The intention in ministering the sacraments is the intention manifested externally. When any one seriously uses the due form and matter requisite for effecting or conferring a sacrament, he is considered by the very fact to do what the Church does. And it cannot be doubted that the reforming bishops, in ordination, seriously intended to do all that our Lord proposed, and the apostles authorized, as the Church has ever done. The intention of the English Church in the matter of ordination is clearly and fully set forth in the preface to the Edwardine Ordinal. In this preface it is stated that “it is evident to all men diligently reading the holy Scripture and ancient authors, that from the apostles’ time there have been these orders of ministers in Christ’s Church: bishops, priests, and deacons.” The preface goes on to say that it was the Intention of the framers of the Ordinal that these orders should be “continued, and reverently used and esteemed, in the Church of England.” It would be impossible to find words which more clearly express the deliberate intention of the English Church to continue the three orders of the Christian ministry as they had existed from the apostles’ times, and as they had been perpetuated all through the long period which intervened between the first century and the sixteenth.

iii

There remains a further objection which is to be met, which we give and answer in the words of Canon Carter, - “There are Roman Catholics, who, allowing our orders, yet demur to our possessing jurisdiction - that is to say, the power of exercising the spiritual gifts conveyed by holy orders, - the reason given being that, as they suppose, jurisdiction is conveyed only through the papal see. Jurisdiction is sometimes regarded as a gift or power superadded to the gift of orders. But it is really nothing more than the apportioning the limits within which this gift may be exercised. It is mapping out the different fields of labour in which a bishop or a priest is free to do his proper work, so long as he is true to Catholic faith and practice. To say that our bishops and priests have no jurisdiction, is simply to claim that the pope has the right and power to fix for English bishops and priests their spheres of labour. Bishops and priests have, in themselves, as a consequence of order, their full inherent powers. All that is needed is to say where they are free to exercise them… All bishops are the successors of the apostles, and, as a ‘co-equal power,’ to use St. Cyprian’s language, was given to all the apostles alike, so to all bishops alike are full powers given. Such powers were involved in our Lord’s commission, and cannot be separated from it; so necessarily they pass, whole and undivided, to their successors, the Catholic episcopate… It is surely ridiculous to say, that English bishops, who trace down from the first settlement of Christianity in England, still possessing the original sees, though under new arrangements, cannot give to English priests their place of work!”[15]
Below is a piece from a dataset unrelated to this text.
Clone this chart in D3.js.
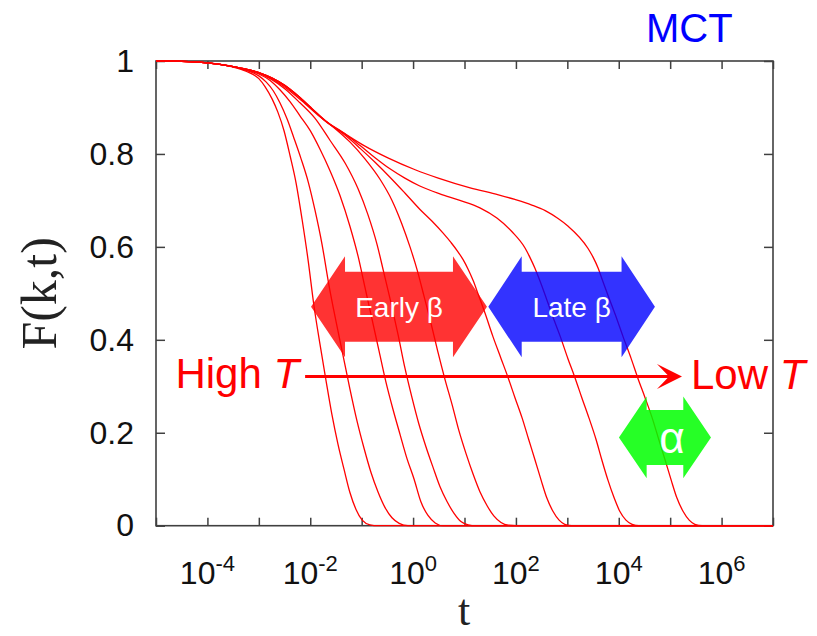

The idea that all jurisdiction proceeds from the pope was unheard of until the twelfth century.[16]

We will close this chapter by quoting the weighty words spoken by one of the greatest Catholic theologians and historians of the last century. At the Reunion Conference held at Bonn in 1874, Dr. Döllinger, speaking of Anglican Orders, said, - “The solution of the question depends solely on an examination of historical evidence, and I must give it as the result of my investigations, that I have no manner of doubt as to the validity of the episcopal succession in the English Church.”[17]